Driving's heavy toll

While gas prices and war deaths grab our attention, an epidemic of carnage quietly continues, year after year, on our roads. It's the price we pay for an on-the-go lifestyle.


Everyone is familiar with the signs that shout out the cost of driving these days, the ones that say $2.97, $3.08, $3.16, $3.27, that chronicle the rising price of a gallon of gasoline.

Those signs get the public fuming, the politicians posturing and the president investigating.

But there are many other signs of the cost of America's love affair with the automobile that seem to fade into the background like drab wallpaper.

Take those small memorials - the crosses, the plastic flowers, the teddy bears - that mark the site of a death by automobile. Many drive by one every day. A long trip on an interstate can take you by dozens of them.

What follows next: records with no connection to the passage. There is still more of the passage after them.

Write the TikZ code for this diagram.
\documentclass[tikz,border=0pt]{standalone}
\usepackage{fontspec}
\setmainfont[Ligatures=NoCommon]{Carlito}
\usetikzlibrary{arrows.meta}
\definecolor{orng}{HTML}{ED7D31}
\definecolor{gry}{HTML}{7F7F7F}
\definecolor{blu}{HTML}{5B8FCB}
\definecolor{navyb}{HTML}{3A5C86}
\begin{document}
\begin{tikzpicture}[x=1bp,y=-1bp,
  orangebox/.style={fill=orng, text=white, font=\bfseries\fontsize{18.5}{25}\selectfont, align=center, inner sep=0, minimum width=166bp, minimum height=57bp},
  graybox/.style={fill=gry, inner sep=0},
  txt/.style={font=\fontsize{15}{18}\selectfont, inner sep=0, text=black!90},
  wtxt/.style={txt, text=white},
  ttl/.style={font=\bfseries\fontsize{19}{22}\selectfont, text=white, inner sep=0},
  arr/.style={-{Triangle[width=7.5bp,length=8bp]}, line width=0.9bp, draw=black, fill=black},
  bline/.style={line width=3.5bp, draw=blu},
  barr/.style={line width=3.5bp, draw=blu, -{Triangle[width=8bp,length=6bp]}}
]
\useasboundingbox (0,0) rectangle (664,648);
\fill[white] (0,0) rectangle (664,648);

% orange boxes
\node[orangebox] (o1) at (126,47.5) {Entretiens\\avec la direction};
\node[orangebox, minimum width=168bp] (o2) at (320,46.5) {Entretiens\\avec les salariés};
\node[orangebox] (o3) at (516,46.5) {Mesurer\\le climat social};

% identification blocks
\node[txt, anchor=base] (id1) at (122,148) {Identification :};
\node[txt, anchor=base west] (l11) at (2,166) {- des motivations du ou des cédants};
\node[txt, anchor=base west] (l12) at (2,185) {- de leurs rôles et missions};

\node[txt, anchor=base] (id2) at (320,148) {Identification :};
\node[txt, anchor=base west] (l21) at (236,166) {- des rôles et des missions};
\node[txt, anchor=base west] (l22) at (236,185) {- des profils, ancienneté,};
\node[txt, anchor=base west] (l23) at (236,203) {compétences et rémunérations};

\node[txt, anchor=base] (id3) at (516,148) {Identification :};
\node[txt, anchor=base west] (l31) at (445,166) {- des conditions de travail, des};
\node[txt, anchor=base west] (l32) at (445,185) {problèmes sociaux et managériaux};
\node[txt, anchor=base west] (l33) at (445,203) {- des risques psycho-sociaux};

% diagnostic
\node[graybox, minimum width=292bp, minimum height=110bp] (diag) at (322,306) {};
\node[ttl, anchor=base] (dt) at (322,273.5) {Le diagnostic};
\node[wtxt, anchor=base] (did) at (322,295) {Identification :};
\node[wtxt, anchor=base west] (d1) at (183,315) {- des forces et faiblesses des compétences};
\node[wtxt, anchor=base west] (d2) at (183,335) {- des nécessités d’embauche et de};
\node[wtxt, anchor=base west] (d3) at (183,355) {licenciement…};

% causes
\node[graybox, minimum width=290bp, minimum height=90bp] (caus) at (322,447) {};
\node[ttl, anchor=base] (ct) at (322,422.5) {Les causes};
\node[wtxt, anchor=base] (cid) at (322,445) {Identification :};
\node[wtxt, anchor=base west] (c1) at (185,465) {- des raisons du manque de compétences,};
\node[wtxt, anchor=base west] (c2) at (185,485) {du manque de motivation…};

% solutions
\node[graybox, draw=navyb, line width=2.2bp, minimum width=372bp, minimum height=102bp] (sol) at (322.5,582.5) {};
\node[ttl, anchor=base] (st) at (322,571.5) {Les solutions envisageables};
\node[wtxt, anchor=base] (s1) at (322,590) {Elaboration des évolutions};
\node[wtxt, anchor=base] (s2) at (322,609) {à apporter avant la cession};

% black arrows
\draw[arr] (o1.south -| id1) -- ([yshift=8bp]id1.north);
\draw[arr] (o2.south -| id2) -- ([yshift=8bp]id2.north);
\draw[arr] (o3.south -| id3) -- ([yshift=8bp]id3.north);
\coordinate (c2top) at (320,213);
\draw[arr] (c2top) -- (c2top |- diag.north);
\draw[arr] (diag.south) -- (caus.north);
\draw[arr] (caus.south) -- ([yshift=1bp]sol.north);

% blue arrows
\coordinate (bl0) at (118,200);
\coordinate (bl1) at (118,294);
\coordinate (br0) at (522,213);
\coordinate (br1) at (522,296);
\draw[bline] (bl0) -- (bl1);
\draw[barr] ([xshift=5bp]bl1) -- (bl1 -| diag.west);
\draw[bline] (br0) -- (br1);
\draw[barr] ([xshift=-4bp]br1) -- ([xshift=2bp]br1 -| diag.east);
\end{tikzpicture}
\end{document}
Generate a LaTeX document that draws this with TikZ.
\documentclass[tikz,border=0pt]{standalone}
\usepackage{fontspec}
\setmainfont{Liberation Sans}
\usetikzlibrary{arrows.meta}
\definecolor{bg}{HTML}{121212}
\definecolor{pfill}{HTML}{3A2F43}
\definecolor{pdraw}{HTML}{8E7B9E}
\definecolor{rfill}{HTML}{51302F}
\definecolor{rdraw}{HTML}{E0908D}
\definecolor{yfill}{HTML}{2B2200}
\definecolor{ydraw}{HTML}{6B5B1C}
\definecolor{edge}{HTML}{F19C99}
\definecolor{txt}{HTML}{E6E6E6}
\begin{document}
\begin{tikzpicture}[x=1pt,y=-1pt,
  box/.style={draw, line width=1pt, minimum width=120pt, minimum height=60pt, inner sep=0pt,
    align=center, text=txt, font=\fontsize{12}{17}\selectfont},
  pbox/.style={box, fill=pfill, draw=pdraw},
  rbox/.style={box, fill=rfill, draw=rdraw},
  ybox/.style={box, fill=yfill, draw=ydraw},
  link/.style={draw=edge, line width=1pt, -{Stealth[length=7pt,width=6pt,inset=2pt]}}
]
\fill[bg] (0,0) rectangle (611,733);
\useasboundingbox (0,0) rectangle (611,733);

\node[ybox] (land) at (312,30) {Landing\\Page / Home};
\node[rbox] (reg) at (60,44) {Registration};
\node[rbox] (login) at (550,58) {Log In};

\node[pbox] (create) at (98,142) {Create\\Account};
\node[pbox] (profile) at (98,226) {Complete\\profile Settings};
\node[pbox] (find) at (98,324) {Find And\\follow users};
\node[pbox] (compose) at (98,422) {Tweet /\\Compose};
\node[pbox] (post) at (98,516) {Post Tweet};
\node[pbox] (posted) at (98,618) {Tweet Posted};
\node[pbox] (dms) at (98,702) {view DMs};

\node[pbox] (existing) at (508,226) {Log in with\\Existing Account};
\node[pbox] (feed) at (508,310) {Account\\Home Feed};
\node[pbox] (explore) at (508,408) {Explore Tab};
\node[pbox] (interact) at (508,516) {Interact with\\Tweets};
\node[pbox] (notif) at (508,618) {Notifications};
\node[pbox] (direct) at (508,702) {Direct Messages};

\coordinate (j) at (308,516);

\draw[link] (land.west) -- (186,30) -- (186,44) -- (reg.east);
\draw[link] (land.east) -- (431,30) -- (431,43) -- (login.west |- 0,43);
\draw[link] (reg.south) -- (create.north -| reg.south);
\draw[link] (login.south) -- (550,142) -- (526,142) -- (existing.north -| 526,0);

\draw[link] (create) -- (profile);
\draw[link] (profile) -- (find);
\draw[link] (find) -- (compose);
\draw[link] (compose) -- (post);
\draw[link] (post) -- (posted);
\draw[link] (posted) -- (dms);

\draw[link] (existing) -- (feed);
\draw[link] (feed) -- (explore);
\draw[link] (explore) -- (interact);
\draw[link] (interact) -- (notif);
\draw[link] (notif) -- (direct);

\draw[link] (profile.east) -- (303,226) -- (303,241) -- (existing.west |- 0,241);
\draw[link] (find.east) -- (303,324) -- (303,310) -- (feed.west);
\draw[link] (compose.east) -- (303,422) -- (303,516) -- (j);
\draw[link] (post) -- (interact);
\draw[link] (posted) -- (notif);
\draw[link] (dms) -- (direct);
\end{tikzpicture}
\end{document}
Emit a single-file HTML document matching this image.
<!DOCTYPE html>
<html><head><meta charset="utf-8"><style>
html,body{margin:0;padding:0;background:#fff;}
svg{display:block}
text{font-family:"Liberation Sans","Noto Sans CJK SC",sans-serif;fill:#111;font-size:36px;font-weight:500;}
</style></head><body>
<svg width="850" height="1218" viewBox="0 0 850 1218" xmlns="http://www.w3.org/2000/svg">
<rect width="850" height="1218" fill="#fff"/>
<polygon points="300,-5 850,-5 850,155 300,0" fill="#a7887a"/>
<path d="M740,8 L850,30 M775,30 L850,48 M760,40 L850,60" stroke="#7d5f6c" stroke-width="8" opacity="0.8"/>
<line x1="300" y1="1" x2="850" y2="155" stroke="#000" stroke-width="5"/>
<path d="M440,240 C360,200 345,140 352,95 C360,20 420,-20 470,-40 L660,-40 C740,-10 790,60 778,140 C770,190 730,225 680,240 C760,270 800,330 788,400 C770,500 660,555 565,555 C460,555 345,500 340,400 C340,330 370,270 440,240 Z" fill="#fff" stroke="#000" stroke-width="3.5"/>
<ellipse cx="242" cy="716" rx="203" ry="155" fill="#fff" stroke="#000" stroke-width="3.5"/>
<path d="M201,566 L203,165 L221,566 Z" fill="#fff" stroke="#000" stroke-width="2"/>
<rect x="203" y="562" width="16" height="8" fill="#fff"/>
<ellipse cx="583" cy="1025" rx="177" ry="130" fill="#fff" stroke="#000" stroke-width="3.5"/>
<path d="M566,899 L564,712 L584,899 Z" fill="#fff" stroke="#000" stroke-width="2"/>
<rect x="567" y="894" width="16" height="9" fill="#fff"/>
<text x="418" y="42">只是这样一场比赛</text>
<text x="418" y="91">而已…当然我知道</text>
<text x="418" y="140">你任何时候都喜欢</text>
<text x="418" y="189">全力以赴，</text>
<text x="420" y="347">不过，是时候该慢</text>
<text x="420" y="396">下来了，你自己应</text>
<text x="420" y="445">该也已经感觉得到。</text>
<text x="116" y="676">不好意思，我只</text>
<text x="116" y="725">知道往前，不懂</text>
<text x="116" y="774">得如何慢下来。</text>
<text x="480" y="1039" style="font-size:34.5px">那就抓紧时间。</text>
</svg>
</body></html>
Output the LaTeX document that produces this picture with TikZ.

FOR THE RECORD - In an article in last Sunday's Ideas section, University of Maryland professor Thomas Zeller was quoted as saying that the automobile has killed more people than wars. The story failed to note that Zeller was referring to warfare deaths on U.S. soil.
The Sun regrets the error.

Americans are understandably concerned about combat in Iraq that has taken the lives of more than 2,300 U.S. troops. But some 43,000 Americans die each year in traffic mishaps with relatively little notice. A cross by the roadside draws far less attention than a gas price sign that begins with the numeral three.

"War has been less deadly for Americans than automobile transportation," says Thomas Zeller, a historian of technology at the University of Maryland, College Park. "It is as if Pearl Harbor takes place on the highways every two weeks, yet no significance is attached to it."

Fatalities are only one of the many costs associated with these magnificent machines that are the backbone of our transportation system, a foundation of our economy and a cultural icon of unparalleled power.

There is the pollution of the air and damage to the stratosphere.

There is the huge amount of money going to despotic and dysfunctional regimes in hostile countries that sit above deposits of oil.

There is the cost of building and maintaining roads - a tremendous subsidy to this method of transportation.

And there is the destruction of a way of living, based on homes built close together, allowing people to walk to neighbors, to stores, perhaps even to work. It has been replaced by an environment where a human body unclad in automotive armor is unwelcome.

"Particularly after World War II, the entire American landscape became molded around the automobile," says David Gartman, a professor of sociology at the University of South Alabama.

"There was the great flood of suburbanization, people heading out [of] the cities," says Gartman, author of Auto Opium: A Social History of American Automobile Design. "The automobile made it possible to get out of the dirty, industrial city, with all of its problems, into the nearby countryside.

"Of course, this took a massive investment in highways," he says. "Anyone who couldn't afford a car - the poor - stayed in the inner cities. The entire landscape became sculpted around the assumption that the vast majority of people have a car to travel from here to there."

But none of these costs elicits the kind of widespread panic that the recent, sudden increase in gasoline prices has generated. What upsets Americans is not that cars do so much damage but that it might cost more to drive them, perhaps even that the cost of gas could restrict their use.

To be sure, the automobile is an amazingly effective form of transportation in terms of allowing a person to get from one point to another whenever he or she wants to.

That is one reason automobile transportation is so appealing to Americans - it represents a kind of individual freedom that is part of the country's foundation. You don't wait with the masses for a bus or a train or trolley; you just get in your car and go.

Zeller says that as Europe divided in the postwar era, this association of the automobile with freedom arose in West Germany, where the lack of speed limits on the autobahn was contrasted with the controlled societies behind the Iron Curtain.

"It was seen as an expression of Cold War ideology," he says. "Telling people how fast to go on a modern highway system was seen as anti-democratic, not commensurate with the values of a free society."

The autobahn was the inspiration for the U.S. system of interstate highways. As Zeller reports, Dwight D. Eisenhower was long aware of the poor state of America's roads - as a young officer, he wrote a memo to that effect after a 1919 cross-country trip.

Seeing the German system as the Allies invaded in 1945 led him, as president, to push to build what is now officially known as the Dwight D. Eisenhower National System of Interstate and Defense Highways. Its construction was authorized by Congress 50 years ago.

Interestingly, most things associated with Nazi Germany became tainted. But this was not true of two personal projects of Adolf Hitler: the autobahns and the Volkswagen. Americans' love of the automobile overcame whatever distaste they had for the origins of these technologies.

Understanding that the automobile is a symbol of personal freedom helps make the furor over rising gas prices understandable; to Americans, this is not just an economic burden - it is a restriction on a fundamental right.